US Lifts Ban on Arming and Training Ukraine’s Neo-Nazi Azov Brigade

Azov welcomed the decision, saying US military assistance will increase its 'combat effectiveness'

The State Department announced Monday that it has formally lifted a ban on arming and training the Azov Brigade, an infamous Ukrainian neo-Nazi military unit.

The Azov Brigade celebrated the news, saying the “eligibility for US assistance will not only increase Azov’s combat effectiveness.”

“This is a new page in the history of our unit. Azov is becoming more professional and more effective in defending Ukraine against the invaders,” Azov wrote on X.

The Azov Brigade was founded as a militia in 2014, known as the Azov Battalion, to fight Ukrainian separatists in the Donbas and was later absorbed by Ukraine’s National Guard.

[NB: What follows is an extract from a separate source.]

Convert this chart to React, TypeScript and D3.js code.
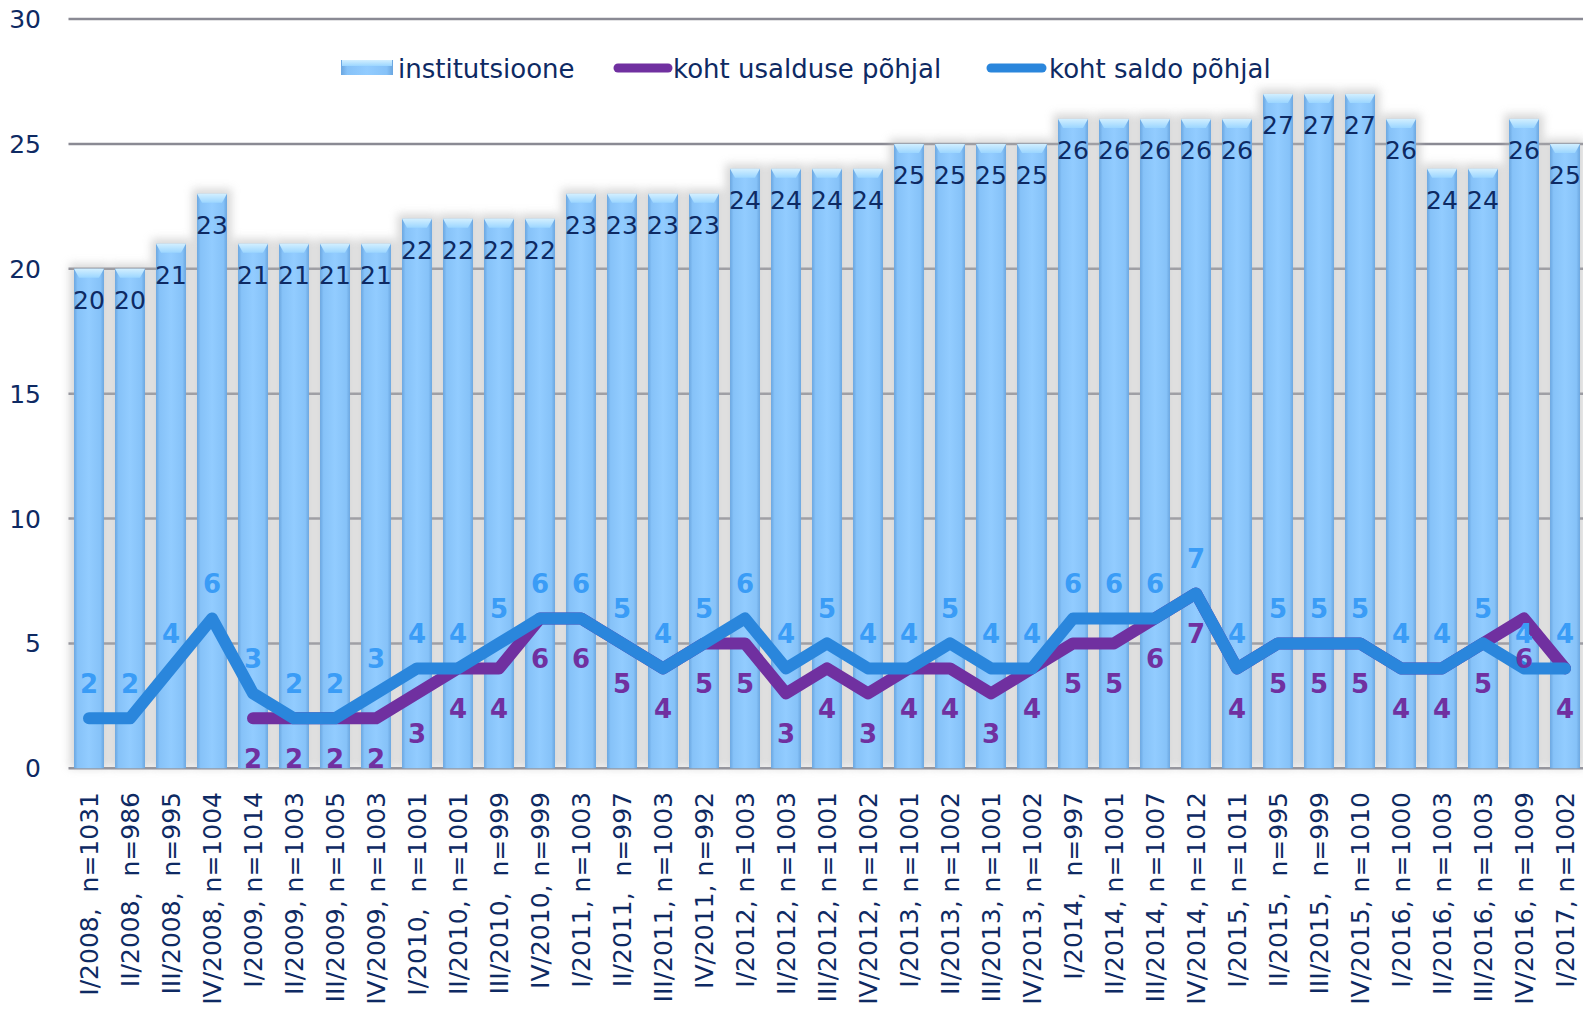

The military unit’s founder, Andriy Biletsky, is known for his neo-Nazi and white supremacist rhetoric. In 2014, Biletsky was also the leader of an ultra-nationalist organization known as the Social National Assembly (SNA), which dissolved in 2015.

Members of the Azov battalion attend a Volunteer Day rally in central Kiev, Ukraine on March 14, 2020. REUTERS/Gleb Garanich

BBC reported in 2014 that the SNA wrote in online publications that it aimed “to prepare Ukraine for further expansion and to struggle for the liberation of the entire White Race from the domination of the internationalist speculative capital.” The group also sought “to punish severely sexual perversions and any interracial contacts that lead to the extinction of the white man.”

Biletsky was elected to the Ukrainian parliament in 2014 and later left Azov due to a ban on elected officials serving in the military. He became the leader of the National Corps Party in 2016, which he still leads today, and lost his seat in parliament in 2019.

Supporters of the Azov Brigade have tried to rebrand the military unit and distance it from Biletsky. But the regiment still uses the Wolfsangel symbol, which is associated with neo-Nazi ideology, and its current leader has been associated with the wider Azov movement going back to 2014.

“The current leader of the Azov Regiment, Denis ‘Redis’ Prokopenko, is part of the core of the Azov movement since 2014, and served under commanders who went on to lead the Azov movement political and street wings,” Oleksiy Kuzmenko, a Ukrainian-American journalist told CNN in 2022.

US assistance to Azov was banned by an amendment to the 2018 National Defense Authorization Act. “White supremacy and neo-Nazism are unacceptable and have no place in our world,” Rep. Ro Khanna (D-CA) said in 2018 when the bill became law. “I am very pleased that the recently passed omnibus prevents the US from providing arms and training assistance to the neo-Nazi Azov Battalion fighting in Ukraine.”

The State Department claimed on Monday that Azov passed vetting under the Leahy Law, which prohibits military aid to military units that have committed human rights abuses. “After thorough review, Ukraine’s 12th Special Forces Azov Brigade passed Leahy vetting as carried out by the US Department of State,” the State Department said.

US military equipment has ended up in the hands of other neo-Nazi-linked groups in Ukraine, including the Russian Volunteer Corps, a militia made up of pro-Ukraine Russian-born fighters, some being Azov veterans. The RVC has used US armored vehicles in raids on Russian territory.